Data follows below. Repeat exactly the lines between the line holding "Write the Chart.js code for this chart." and the line holding "1310, 1320, 1330, 1340, 1350, 1360, 1370, 1380, 1390, 1400];", inclusive, and nothing more; drop pictures.

### [DATASET RECORDS]
--*--

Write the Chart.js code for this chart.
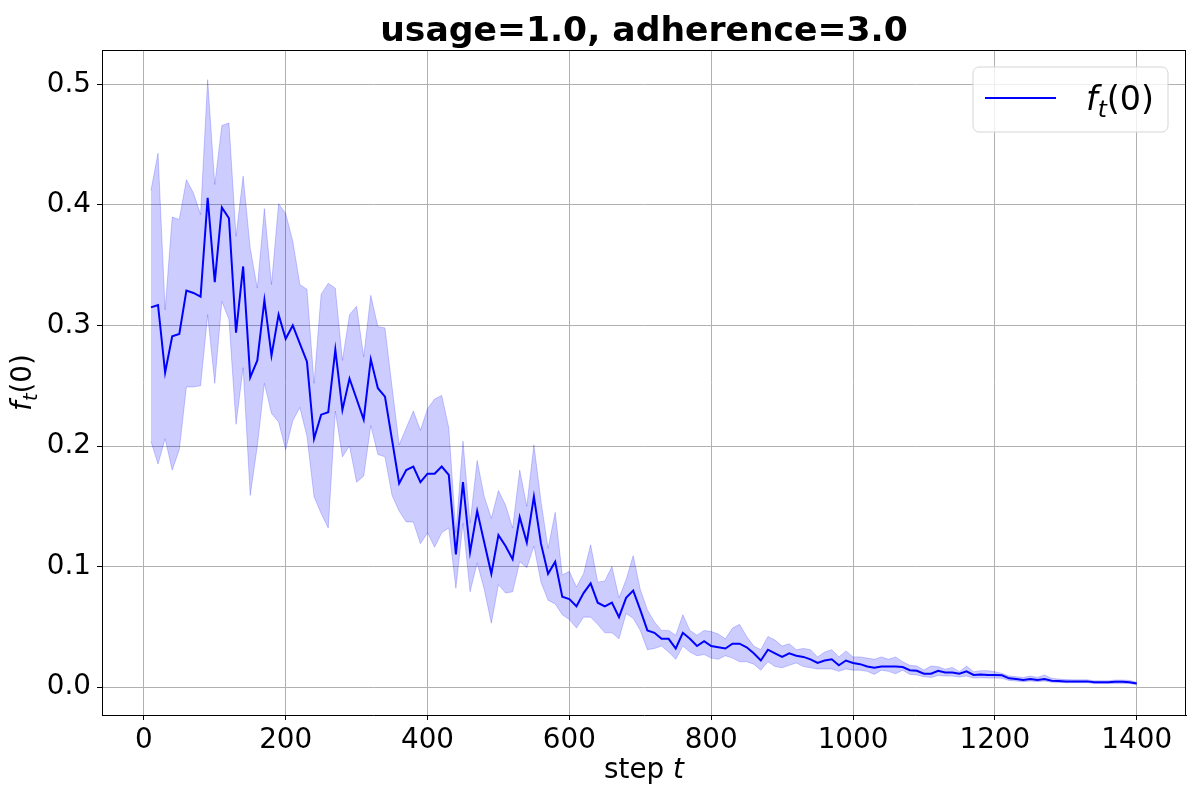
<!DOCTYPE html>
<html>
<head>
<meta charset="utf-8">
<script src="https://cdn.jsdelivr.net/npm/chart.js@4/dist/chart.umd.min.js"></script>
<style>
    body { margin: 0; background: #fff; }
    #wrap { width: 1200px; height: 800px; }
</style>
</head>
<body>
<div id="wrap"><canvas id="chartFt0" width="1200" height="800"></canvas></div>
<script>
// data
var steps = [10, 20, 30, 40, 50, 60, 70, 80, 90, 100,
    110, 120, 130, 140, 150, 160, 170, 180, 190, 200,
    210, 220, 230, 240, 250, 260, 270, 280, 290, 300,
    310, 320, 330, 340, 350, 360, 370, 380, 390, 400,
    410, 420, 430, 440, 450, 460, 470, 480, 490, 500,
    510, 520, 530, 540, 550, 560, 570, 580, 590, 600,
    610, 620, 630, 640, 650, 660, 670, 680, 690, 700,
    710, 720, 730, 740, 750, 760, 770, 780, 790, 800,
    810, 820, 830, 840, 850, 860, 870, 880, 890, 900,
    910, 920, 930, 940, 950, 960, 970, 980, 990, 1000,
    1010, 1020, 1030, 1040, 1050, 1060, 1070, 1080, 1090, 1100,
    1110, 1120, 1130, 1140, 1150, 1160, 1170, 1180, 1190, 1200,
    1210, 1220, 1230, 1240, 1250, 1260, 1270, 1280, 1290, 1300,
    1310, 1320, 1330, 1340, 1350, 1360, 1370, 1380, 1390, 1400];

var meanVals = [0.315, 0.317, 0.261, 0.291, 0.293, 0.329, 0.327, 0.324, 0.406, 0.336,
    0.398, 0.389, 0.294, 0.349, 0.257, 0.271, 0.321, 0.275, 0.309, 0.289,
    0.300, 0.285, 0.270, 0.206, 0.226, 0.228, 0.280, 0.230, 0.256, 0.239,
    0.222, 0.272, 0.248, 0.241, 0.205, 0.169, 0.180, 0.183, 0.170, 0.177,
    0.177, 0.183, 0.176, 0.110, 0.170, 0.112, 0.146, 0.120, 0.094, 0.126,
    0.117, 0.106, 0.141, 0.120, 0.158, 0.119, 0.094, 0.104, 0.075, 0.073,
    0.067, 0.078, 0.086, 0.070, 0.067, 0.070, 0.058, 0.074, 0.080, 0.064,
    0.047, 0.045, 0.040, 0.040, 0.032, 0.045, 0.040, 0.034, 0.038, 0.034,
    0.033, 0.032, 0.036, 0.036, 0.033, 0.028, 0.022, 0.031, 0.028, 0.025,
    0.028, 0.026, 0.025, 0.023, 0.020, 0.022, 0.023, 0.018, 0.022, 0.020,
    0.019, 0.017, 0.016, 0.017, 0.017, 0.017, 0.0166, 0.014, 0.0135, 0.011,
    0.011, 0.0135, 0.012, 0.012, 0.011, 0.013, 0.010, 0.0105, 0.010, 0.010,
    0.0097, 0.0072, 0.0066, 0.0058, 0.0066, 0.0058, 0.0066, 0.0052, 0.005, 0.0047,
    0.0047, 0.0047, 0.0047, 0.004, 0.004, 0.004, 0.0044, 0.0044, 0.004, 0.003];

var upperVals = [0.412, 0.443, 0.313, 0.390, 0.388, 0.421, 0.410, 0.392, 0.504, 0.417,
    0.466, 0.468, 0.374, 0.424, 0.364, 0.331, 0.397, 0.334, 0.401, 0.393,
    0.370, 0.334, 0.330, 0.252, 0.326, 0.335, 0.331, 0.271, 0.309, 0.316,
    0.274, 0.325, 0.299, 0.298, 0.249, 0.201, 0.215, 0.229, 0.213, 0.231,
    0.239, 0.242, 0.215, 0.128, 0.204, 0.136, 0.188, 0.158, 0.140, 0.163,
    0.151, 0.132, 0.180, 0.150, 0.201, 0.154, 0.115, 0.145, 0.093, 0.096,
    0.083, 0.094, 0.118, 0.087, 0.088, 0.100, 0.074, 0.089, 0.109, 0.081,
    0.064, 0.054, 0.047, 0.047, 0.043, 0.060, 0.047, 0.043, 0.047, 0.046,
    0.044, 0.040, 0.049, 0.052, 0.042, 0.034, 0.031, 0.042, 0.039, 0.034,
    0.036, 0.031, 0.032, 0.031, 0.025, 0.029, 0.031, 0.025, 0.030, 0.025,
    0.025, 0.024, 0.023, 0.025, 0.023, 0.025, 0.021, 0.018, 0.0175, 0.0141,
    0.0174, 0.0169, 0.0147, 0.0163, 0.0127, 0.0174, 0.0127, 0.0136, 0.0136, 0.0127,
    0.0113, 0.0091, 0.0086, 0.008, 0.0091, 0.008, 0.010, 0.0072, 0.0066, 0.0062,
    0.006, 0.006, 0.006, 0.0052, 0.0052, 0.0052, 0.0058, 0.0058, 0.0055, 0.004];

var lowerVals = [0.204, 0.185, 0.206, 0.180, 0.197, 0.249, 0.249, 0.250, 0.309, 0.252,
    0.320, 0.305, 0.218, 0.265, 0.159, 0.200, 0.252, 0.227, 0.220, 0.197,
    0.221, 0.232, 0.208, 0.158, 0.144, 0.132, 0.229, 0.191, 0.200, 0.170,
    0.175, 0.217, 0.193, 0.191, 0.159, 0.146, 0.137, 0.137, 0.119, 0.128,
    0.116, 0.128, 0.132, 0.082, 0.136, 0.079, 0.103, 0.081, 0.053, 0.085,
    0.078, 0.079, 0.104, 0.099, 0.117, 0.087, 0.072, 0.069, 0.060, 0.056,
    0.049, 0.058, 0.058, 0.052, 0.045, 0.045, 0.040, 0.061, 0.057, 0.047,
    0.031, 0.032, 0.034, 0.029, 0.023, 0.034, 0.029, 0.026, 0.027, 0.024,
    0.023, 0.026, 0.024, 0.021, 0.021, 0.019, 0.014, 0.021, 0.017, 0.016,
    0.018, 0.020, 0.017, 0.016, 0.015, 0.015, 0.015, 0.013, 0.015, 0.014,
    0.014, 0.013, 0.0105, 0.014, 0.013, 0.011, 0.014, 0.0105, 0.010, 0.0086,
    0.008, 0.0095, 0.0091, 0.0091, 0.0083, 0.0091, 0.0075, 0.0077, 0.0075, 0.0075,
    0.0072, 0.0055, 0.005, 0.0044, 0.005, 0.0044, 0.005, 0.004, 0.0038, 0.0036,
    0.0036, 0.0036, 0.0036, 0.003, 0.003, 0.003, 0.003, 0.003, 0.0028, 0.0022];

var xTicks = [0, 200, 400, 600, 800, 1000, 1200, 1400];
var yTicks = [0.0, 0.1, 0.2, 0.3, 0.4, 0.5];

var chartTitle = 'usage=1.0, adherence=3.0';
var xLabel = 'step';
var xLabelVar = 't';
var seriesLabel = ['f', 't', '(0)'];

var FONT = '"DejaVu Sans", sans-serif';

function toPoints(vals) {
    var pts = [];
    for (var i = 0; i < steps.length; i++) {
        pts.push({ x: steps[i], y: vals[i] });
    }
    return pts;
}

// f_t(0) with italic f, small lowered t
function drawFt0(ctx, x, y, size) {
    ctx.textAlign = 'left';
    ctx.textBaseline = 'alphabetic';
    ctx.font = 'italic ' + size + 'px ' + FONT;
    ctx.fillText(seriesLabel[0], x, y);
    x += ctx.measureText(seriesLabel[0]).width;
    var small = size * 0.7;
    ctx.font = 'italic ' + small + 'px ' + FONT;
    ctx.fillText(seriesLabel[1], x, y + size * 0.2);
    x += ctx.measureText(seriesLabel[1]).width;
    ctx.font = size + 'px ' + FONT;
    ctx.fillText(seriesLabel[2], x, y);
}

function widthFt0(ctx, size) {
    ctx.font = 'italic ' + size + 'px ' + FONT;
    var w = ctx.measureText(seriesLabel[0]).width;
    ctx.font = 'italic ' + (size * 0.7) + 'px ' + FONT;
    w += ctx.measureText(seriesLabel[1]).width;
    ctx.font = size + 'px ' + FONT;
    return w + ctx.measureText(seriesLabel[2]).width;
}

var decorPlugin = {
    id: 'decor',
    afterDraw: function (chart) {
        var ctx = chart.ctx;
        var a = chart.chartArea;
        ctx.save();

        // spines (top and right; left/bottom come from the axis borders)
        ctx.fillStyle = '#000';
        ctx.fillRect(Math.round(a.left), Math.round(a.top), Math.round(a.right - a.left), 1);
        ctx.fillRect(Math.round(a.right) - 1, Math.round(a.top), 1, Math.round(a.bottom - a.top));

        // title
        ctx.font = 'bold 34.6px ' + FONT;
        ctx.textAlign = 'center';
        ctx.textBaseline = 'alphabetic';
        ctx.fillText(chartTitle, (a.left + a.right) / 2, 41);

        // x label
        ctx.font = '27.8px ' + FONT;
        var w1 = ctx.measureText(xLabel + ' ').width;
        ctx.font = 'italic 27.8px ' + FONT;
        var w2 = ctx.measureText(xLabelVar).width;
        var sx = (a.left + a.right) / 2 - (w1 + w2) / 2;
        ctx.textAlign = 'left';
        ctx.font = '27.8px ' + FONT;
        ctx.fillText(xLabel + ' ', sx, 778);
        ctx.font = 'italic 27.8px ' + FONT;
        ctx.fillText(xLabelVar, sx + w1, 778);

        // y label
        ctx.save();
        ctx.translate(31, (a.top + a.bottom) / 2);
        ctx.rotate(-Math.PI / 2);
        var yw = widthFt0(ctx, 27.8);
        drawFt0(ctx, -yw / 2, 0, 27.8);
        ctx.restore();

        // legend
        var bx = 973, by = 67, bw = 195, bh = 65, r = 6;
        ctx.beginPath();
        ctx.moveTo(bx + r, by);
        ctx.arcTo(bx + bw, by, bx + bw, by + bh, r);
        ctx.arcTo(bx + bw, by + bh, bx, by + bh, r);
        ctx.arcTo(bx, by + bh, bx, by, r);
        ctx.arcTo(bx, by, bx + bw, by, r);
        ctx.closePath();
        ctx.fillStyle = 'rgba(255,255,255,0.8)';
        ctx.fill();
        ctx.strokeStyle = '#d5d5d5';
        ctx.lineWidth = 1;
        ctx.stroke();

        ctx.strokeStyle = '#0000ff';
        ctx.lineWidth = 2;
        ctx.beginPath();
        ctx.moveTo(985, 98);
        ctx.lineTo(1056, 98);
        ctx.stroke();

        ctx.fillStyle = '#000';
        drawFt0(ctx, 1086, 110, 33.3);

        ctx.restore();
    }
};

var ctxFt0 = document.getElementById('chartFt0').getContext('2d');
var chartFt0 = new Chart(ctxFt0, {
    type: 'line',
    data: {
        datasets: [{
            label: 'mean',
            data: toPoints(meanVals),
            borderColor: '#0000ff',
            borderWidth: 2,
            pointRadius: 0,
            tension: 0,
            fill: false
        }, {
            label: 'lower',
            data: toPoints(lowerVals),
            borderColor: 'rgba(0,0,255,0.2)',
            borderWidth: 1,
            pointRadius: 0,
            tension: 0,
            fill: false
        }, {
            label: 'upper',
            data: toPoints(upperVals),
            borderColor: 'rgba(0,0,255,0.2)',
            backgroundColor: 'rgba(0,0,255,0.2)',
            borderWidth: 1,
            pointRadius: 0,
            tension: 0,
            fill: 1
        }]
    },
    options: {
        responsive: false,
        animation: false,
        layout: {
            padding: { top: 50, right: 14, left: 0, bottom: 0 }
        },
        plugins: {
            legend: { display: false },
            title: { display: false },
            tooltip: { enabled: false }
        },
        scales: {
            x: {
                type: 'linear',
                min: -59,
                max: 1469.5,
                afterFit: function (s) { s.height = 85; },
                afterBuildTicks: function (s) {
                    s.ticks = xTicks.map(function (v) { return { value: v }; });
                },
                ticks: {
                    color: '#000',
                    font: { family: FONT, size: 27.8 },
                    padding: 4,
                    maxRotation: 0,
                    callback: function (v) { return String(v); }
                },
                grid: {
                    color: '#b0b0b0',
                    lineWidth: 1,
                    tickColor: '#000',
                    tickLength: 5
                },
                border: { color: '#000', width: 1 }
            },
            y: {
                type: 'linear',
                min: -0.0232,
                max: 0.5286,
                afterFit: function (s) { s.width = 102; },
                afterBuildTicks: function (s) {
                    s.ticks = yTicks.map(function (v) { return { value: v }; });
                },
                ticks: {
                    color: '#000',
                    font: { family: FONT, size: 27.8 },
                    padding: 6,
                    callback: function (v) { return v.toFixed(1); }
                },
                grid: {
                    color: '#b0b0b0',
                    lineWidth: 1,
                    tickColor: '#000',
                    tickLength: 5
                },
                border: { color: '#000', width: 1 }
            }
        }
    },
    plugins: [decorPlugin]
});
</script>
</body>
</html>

--*--

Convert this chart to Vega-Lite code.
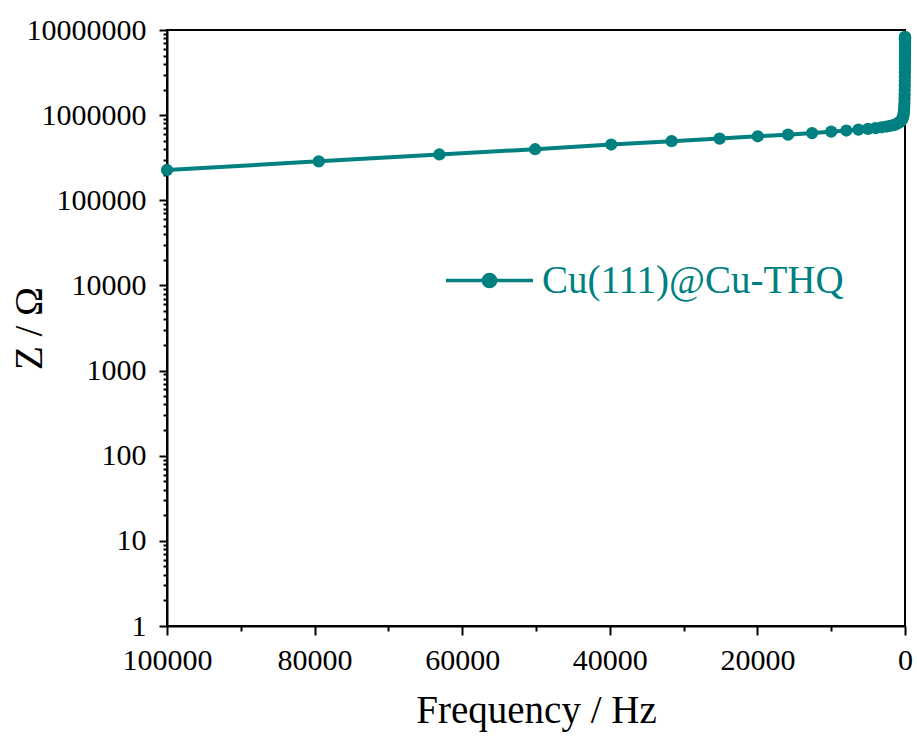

--*--

### [OUTPUT BELOW]
Write the Chart.js code for this chart.
<!DOCTYPE html>
<html>
<head>
<meta charset="utf-8">
<script src="https://cdn.jsdelivr.net/npm/chart.js@4/dist/chart.umd.min.js"></script>
<style>
    body { margin: 0; background: #fff; }
    #wrap { width: 1200px; height: 800px; }
</style>
</head>
<body>
<div id="wrap"><canvas id="chartFt0" width="1200" height="800"></canvas></div>
<script>
// data
var steps = [10, 20, 30, 40, 50, 60, 70, 80, 90, 100,
    110, 120, 130, 140, 150, 160, 170, 180, 190, 200,
    210, 220, 230, 240, 250, 260, 270, 280, 290, 300,
    310, 320, 330, 340, 350, 360, 370, 380, 390, 400,
    410, 420, 430, 440, 450, 460, 470, 480, 490, 500,
    510, 520, 530, 540, 550, 560, 570, 580, 590, 600,
    610, 620, 630, 640, 650, 660, 670, 680, 690, 700,
    710, 720, 730, 740, 750, 760, 770, 780, 790, 800,
    810, 820, 830, 840, 850, 860, 870, 880, 890, 900,
    910, 920, 930, 940, 950, 960, 970, 980, 990, 1000,
    1010, 1020, 1030, 1040, 1050, 1060, 1070, 1080, 1090, 1100,
    1110, 1120, 1130, 1140, 1150, 1160, 1170, 1180, 1190, 1200,
    1210, 1220, 1230, 1240, 1250, 1260, 1270, 1280, 1290, 1300,
    1310, 1320, 1330, 1340, 1350, 1360, 1370, 1380, 1390, 1400];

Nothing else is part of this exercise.